Needy chases Jennifer down and deals the final blow, a box cutter to Jennifer’s heart. She looks right into Needy’s eyes as she dies and something breaks. Jennifer’s BFF necklace snaps off as she falls to the ground. “My tit…” Jennifer gasps. “No, your heart.” To the end, Jennifer’s self-perception remains warped.
Jennifer’s mum finds Needy atop Jennifer, blade in her heart, and Needy is arrested for murder. We pan to the present; Needy breaks out of prison and, consumed by rage, hunts down the remaining band members, murdering them as brutally as they did Jennifer. She brings down hell on Jennifer’s abusers. And though we saw Jennifer literally murder, destroy and tear apart people and families, there’s poetic justice in their deaths.
I recall feeling absolutely devastated by the film’s ending. There was something so tragic about how they fell victim to the whims of those around them—more horrific than the overt gore. Jennifer was always drowning in sexual imagery but the film never criminalized her for it. Rather, it focused on the violent use of that sexuality as a weapon against others, and eventually, herself. The film so excellently illustrates the duality of girlhood: both victim and monster, Jennifer is manipulative but also manipulated.

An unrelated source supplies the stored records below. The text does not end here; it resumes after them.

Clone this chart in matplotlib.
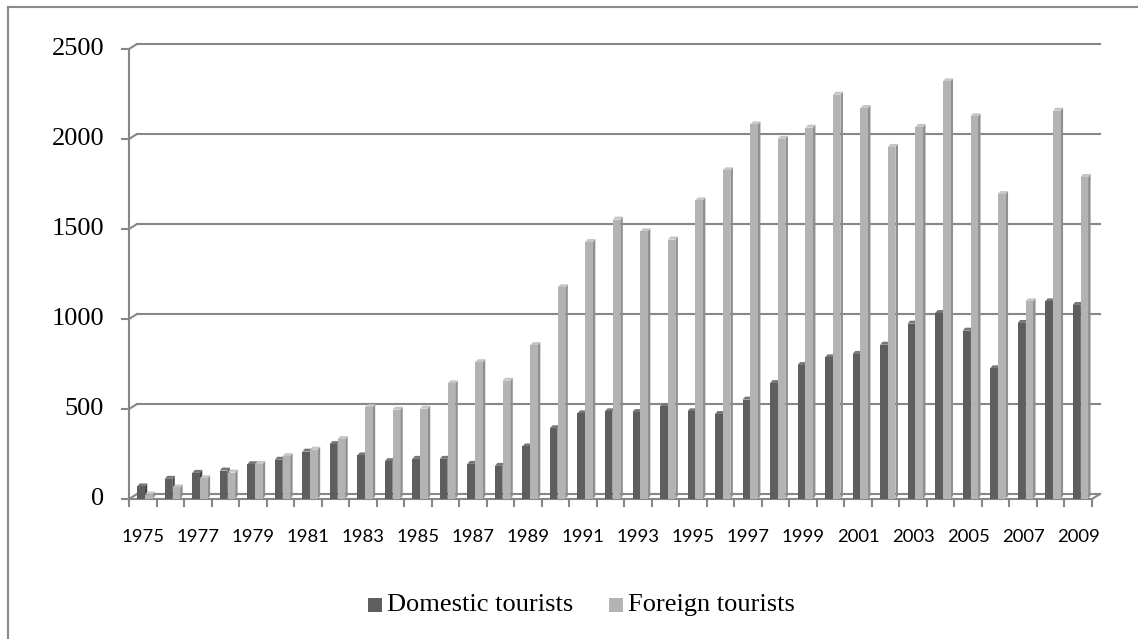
import numpy as np
import matplotlib
matplotlib.use("Agg")
import matplotlib.pyplot as plt
from matplotlib.patches import Rectangle, Polygon
from matplotlib.lines import Line2D

years = list(range(1975, 2010))
domestic = [70, 112, 145, 158, 193, 218, 263, 305, 242, 210, 223, 223, 195, 184, 292,
            393, 476, 487, 483, 515, 487, 472, 552, 644, 744, 787, 806, 857, 974, 1033,
            935, 726, 978, 1098, 1078]
foreign = [25, 64, 115, 147, 195, 238, 274, 333, 510, 496, 502, 642, 760, 657, 855,
           1176, 1428, 1552, 1487, 1441, 1659, 1826, 2081, 2001, 2063, 2246, 2172, 1956, 2067, 2320,
           2126, 1694, 1098, 2157, 1789]
yticks = [0, 500, 1000, 1500, 2000, 2500]
series_names = ["Domestic tourists", "Foreign tourists"]

W, H = 1138, 639
fig = plt.figure(figsize=(W / 100, H / 100), dpi=100)

# front plane of the pseudo-3d plot, in pixels
x_left, x_right, y_zero, y_top = 129, 1092, 499, 49
ax = fig.add_axes([x_left / W, (H - y_zero) / H, (x_right - x_left) / W, (y_zero - y_top) / H])
n = len(years)
ax.set_xlim(-0.5, n - 0.5)
ax.set_ylim(0, 2500)
ax.axis("off")

pxx = (x_right - x_left) / n      # pixels per category
pxy = (y_zero - y_top) / 2500.0   # pixels per unit
wall_dx, wall_dy = 8 / pxx, 5 / pxy
bar_dx, bar_dy = 2.5 / pxx, 3 / pxy

grid_c = "#878787"
lw = 1.5

# back wall gridlines and left wall joins
for v in yticks:
    ax.add_line(Line2D([-0.5 + wall_dx, n - 0.5 + wall_dx], [v + wall_dy, v + wall_dy],
                       color=grid_c, lw=lw, clip_on=False, zorder=1))
    ax.add_line(Line2D([-0.5, -0.5 + wall_dx], [v, v + wall_dy],
                       color=grid_c, lw=lw, clip_on=False, zorder=1))
    ax.add_line(Line2D([-0.5 - 7 / pxx, -0.5], [v, v], color=grid_c, lw=lw, clip_on=False, zorder=1))
    ax.text(-0.5 - 25 / pxx, v, str(v), ha="right", va="center", fontsize=19,
            family="Liberation Serif", color="black")

# left axis line, front floor edge, right floor join
ax.add_line(Line2D([-0.5, -0.5], [0, 2500], color=grid_c, lw=lw, clip_on=False, zorder=1))
ax.add_line(Line2D([-0.5, n - 0.5], [0, 0], color=grid_c, lw=lw, clip_on=False, zorder=1))
ax.add_line(Line2D([n - 0.5, n - 0.5 + wall_dx], [0, wall_dy], color=grid_c, lw=lw, clip_on=False, zorder=1))

# category ticks
for k in range(n + 1):
    ax.add_line(Line2D([k - 0.5, k - 0.5], [0, -7 / pxy], color=grid_c, lw=lw, clip_on=False, zorder=1))

for i, yr in enumerate(years):
    if i % 2 == 0:
        ax.text(i, -38 / pxy, str(yr), ha="center", va="center", fontsize=13.3,
                family="Lato", color="black")

bw = 7.5 / pxx
offsets = [-0.2, 0.085]
colors = [("#5e5e5e", "#777777", "#474747"), ("#b3b3b3", "#c6c6c6", "#8f8f8f")]


def draw_bar(x0, v, cols, z):
    front, top, side = cols
    ax.add_patch(Polygon([(x0 + bw, 0), (x0 + bw + bar_dx, bar_dy), (x0 + bw + bar_dx, v + bar_dy), (x0 + bw, v)],
                         closed=True, fc=side, ec="none", clip_on=False, zorder=z))
    ax.add_patch(Polygon([(x0, v), (x0 + bar_dx, v + bar_dy), (x0 + bw + bar_dx, v + bar_dy), (x0 + bw, v)],
                         closed=True, fc=top, ec="none", clip_on=False, zorder=z))
    ax.add_patch(Rectangle((x0, 0), bw, v, fc=front, ec="none", clip_on=False, zorder=z))


for i in range(n):
    draw_bar(i + offsets[0], domestic[i], colors[0], 3 + i * 0.01)
    draw_bar(i + offsets[1], foreign[i], colors[1], 3 + i * 0.01 + 0.005)

# legend
leg_y = 1 - 605 / H
for sx, tx, name, cols in [(368, 387, series_names[0], colors[0]), (609, 628, series_names[1], colors[1])]:
    fig.patches.append(Rectangle((sx / W, leg_y - 7 / H), 14 / W, 14 / H, fc=cols[0], ec="none",
                                 transform=fig.transFigure))
    fig.text(tx / W, leg_y, name, ha="left", va="center", fontsize=19, family="Liberation Serif")

# outer chart frame (right and bottom run off the picture)
fig.add_artist(Line2D([8 / W, 8 / W], [0, 1 - 7 / H], color="#8a8a8a", lw=1.5, transform=fig.transFigure))
fig.add_artist(Line2D([8 / W, 1], [1 - 7 / H, 1 - 7 / H], color="#8a8a8a", lw=1.5, transform=fig.transFigure))

fig.savefig("out.png", dpi=100, facecolor="white")
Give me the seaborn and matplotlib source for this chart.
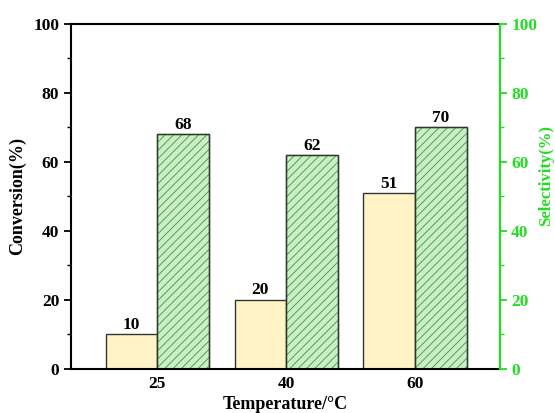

Throughout her life, Jennifer, though seemingly having “had it all”, was used—from her status to her body. That, in less eloquence, was palpable to me as a child and remains pivotal in fine-tuning my understanding of desire and sexuality today. Girlhood is brutal and teenagers are hell, but more horrifying than them is the society that savagely plucks the humanity out of girls and then persecutes them for it.